§ **Problem details**:
Give again, verbatim, the lines between the line that contains "What matplotlib code" and the line that contains "plt.rcParams['font.weight'] = 'bold'", counting both ends. Pictures are excluded from the copy.
***** Supplied material
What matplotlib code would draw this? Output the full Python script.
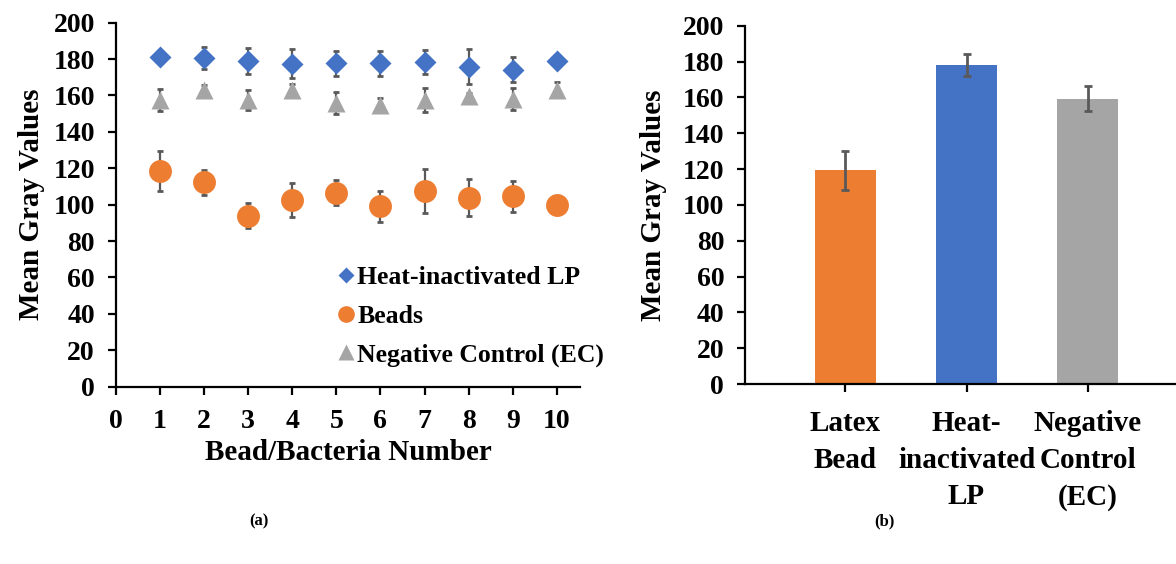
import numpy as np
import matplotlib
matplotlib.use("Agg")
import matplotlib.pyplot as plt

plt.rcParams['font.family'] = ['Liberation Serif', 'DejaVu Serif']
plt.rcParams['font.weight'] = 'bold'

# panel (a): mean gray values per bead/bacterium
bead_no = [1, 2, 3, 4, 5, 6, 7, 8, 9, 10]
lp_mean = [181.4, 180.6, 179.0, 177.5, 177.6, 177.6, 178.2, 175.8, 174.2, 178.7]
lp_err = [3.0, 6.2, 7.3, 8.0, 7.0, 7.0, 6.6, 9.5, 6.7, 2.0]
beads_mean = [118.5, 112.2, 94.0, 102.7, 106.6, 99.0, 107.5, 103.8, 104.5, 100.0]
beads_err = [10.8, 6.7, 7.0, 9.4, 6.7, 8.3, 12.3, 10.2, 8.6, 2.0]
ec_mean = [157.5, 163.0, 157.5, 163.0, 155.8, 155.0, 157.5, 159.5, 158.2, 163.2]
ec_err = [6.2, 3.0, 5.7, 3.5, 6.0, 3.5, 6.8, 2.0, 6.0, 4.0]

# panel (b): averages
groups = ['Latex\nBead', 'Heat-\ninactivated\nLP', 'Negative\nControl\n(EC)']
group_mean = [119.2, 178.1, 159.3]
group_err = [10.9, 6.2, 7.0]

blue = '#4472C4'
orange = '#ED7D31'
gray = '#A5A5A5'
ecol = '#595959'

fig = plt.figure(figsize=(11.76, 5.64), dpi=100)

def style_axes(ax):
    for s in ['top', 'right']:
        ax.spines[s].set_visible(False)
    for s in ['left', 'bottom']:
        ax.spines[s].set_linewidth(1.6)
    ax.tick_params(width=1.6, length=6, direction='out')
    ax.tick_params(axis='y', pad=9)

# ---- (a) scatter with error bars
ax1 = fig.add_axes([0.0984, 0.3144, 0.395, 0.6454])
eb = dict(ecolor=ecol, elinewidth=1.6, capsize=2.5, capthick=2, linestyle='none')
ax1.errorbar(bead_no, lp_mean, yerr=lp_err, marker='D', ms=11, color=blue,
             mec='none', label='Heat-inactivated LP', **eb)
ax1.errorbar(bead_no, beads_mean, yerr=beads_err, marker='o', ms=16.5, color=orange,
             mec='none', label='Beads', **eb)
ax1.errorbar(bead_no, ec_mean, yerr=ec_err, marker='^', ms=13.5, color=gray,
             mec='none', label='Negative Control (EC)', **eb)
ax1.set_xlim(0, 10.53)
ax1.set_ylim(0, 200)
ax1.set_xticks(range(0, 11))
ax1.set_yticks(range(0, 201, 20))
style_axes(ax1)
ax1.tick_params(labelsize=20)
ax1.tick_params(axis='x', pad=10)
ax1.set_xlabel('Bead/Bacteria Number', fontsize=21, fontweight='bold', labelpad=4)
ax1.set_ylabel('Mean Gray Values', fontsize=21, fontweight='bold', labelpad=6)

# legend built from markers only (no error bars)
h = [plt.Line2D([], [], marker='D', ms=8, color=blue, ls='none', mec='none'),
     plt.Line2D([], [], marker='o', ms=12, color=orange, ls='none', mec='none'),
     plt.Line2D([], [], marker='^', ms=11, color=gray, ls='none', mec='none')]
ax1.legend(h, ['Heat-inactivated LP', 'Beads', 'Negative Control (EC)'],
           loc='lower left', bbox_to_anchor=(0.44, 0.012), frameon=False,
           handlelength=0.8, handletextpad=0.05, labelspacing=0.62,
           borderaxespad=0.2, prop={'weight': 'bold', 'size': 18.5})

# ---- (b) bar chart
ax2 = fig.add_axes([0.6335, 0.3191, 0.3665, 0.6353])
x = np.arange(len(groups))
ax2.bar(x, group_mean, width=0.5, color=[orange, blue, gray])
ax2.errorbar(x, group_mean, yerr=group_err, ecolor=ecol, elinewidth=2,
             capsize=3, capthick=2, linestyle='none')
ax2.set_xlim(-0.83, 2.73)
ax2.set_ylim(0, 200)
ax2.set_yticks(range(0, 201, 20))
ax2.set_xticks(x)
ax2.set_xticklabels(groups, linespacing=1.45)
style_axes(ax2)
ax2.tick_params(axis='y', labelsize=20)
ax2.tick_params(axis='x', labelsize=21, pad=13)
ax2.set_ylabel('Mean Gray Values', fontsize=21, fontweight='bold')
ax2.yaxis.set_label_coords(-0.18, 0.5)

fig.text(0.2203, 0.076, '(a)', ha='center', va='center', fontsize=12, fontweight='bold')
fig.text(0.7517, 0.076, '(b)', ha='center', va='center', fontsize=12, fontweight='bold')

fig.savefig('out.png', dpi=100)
**********
***** Supplied material
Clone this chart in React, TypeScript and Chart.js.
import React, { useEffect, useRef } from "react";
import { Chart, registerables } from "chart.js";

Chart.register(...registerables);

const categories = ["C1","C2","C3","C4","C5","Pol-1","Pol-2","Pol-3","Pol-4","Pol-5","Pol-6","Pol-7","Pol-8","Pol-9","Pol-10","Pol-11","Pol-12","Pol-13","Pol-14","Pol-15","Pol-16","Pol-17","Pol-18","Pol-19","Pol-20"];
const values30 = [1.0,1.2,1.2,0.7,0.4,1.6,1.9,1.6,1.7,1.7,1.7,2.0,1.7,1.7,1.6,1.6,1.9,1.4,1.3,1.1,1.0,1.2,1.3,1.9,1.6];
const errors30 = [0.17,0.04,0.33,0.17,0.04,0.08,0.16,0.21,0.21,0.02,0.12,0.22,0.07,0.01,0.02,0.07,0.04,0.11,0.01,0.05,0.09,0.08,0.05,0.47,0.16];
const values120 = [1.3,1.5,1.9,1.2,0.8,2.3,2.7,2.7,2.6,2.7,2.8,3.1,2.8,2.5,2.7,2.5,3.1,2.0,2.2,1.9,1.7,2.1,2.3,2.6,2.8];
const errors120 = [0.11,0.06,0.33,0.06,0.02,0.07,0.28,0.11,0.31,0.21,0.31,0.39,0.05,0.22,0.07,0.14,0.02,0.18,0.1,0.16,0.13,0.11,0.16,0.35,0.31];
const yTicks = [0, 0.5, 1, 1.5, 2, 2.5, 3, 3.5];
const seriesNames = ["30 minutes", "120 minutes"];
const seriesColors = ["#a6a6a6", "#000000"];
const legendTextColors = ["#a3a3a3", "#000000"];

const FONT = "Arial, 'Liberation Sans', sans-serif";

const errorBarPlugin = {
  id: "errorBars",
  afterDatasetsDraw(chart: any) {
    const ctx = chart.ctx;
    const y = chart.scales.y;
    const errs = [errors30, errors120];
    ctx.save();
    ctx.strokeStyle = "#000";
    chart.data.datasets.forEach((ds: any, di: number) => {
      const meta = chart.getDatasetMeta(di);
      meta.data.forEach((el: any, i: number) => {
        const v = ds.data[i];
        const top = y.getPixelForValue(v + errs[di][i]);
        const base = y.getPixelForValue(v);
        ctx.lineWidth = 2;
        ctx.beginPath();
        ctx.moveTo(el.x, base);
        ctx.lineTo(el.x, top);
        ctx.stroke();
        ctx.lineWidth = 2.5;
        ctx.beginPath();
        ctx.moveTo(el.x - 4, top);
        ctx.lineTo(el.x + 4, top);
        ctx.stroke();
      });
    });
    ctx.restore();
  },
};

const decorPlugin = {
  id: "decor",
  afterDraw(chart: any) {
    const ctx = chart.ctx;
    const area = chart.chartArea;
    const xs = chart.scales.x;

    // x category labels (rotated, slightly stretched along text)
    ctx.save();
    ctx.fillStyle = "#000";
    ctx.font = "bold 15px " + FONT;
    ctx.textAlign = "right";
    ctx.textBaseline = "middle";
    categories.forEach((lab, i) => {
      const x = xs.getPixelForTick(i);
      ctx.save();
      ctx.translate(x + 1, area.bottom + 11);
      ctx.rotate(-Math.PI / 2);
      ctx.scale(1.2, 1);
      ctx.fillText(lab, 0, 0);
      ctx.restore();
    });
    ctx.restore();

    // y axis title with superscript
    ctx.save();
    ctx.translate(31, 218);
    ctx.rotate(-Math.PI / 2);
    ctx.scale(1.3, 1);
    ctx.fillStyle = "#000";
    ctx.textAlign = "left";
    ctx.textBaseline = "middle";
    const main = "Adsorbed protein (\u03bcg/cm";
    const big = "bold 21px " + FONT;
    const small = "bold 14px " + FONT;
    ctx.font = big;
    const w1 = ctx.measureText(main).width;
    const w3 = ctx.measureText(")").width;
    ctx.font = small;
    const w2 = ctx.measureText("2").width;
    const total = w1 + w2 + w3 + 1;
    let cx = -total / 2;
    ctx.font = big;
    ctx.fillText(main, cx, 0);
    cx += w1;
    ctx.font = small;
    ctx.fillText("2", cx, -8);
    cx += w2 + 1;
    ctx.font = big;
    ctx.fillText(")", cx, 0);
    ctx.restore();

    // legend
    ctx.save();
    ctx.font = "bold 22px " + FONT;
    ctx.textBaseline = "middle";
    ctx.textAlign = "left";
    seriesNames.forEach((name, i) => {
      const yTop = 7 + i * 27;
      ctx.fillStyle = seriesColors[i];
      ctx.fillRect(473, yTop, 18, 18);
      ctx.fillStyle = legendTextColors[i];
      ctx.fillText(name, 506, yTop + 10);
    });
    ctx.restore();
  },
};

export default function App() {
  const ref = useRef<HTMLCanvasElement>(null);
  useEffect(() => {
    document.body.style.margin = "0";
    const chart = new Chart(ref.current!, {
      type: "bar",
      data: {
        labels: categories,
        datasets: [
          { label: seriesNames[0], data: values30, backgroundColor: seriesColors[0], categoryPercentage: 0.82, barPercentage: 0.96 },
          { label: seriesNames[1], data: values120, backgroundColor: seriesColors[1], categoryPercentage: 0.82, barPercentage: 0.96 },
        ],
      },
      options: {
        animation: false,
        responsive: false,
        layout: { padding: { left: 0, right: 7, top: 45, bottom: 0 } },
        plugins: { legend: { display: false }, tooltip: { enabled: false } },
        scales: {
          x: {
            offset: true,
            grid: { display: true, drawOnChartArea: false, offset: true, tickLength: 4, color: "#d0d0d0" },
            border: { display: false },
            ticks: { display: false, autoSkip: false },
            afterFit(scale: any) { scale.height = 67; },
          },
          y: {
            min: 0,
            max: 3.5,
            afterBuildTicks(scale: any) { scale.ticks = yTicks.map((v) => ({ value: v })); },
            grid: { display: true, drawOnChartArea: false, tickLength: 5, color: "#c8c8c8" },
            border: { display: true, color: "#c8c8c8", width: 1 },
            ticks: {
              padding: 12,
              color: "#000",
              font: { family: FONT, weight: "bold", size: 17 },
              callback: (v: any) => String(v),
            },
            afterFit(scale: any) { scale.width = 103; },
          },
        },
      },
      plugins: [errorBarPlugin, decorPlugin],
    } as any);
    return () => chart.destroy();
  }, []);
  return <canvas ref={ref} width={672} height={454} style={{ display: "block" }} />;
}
**********
***** Supplied material
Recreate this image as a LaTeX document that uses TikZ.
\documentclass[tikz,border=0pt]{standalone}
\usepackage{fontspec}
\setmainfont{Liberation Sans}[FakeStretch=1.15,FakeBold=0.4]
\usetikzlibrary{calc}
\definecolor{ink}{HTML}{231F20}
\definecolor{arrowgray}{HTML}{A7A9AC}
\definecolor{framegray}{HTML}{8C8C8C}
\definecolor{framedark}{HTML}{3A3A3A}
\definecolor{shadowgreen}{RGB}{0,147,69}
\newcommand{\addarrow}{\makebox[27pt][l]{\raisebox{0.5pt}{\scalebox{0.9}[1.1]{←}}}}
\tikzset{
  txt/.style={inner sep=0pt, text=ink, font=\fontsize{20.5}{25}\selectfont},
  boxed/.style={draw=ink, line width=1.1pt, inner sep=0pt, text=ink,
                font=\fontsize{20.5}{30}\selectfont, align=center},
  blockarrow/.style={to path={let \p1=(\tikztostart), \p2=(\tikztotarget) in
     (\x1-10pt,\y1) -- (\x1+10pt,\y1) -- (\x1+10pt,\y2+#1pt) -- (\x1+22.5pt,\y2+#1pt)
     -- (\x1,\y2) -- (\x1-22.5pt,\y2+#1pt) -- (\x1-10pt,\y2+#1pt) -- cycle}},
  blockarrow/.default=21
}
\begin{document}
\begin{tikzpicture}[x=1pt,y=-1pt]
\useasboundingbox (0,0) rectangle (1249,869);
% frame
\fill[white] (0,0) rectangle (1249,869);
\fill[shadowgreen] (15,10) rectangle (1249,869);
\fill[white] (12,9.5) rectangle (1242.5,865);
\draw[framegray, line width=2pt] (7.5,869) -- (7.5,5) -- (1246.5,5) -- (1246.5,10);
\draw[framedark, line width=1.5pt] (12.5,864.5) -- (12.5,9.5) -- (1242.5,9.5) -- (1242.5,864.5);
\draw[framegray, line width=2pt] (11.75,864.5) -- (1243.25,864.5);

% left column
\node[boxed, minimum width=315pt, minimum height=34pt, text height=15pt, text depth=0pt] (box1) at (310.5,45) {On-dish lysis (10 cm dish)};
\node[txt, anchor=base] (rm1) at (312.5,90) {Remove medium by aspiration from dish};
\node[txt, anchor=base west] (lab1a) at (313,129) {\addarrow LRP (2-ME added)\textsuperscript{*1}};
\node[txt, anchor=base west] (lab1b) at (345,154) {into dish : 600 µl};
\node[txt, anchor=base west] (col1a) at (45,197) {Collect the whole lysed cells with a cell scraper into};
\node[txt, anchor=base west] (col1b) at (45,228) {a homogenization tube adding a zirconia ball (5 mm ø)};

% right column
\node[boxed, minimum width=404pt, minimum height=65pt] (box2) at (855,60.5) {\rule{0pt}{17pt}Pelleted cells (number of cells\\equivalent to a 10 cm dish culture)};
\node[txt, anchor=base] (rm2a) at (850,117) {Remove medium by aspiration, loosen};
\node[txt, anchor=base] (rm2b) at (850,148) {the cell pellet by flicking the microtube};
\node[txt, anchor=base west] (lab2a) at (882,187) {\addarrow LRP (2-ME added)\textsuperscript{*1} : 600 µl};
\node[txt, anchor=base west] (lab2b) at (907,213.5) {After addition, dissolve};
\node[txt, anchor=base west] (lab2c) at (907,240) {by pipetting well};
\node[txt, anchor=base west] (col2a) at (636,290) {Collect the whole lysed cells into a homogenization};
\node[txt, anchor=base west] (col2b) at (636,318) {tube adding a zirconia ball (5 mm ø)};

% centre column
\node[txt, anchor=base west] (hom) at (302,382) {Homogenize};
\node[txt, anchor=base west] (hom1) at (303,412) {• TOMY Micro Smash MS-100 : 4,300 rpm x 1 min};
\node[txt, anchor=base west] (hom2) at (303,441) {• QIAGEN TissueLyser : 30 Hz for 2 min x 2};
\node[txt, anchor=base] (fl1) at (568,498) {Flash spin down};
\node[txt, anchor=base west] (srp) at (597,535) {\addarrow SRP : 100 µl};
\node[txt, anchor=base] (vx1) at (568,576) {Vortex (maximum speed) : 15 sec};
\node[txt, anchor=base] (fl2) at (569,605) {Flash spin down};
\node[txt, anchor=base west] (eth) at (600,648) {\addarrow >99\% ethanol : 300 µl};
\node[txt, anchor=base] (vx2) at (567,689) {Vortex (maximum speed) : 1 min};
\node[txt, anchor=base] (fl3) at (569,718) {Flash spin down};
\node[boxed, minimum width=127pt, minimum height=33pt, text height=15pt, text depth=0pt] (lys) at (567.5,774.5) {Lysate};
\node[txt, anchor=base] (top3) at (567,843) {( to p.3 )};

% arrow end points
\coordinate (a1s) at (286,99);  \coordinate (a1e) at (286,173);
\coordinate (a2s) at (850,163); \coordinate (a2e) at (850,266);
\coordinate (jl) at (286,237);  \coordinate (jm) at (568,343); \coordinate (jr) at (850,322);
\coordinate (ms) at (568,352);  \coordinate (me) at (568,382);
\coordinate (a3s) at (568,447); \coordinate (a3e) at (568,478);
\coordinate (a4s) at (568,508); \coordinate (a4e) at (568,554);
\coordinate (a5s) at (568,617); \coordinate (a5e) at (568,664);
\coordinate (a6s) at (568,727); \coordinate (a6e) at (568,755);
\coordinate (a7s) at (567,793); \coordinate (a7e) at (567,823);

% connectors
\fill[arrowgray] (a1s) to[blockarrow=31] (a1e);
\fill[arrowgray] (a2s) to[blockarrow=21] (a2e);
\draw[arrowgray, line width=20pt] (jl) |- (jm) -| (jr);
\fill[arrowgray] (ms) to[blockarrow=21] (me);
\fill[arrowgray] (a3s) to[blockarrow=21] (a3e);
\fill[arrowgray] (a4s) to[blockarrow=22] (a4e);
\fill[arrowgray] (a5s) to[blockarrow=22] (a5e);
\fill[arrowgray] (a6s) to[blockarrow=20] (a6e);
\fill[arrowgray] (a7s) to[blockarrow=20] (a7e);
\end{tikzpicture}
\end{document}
**********
§ **Written reply**:
What matplotlib code would draw this? Output the full Python script.
import numpy as np
import matplotlib
matplotlib.use("Agg")
import matplotlib.pyplot as plt

plt.rcParams['font.family'] = ['Liberation Serif', 'DejaVu Serif']
plt.rcParams['font.weight'] = 'bold'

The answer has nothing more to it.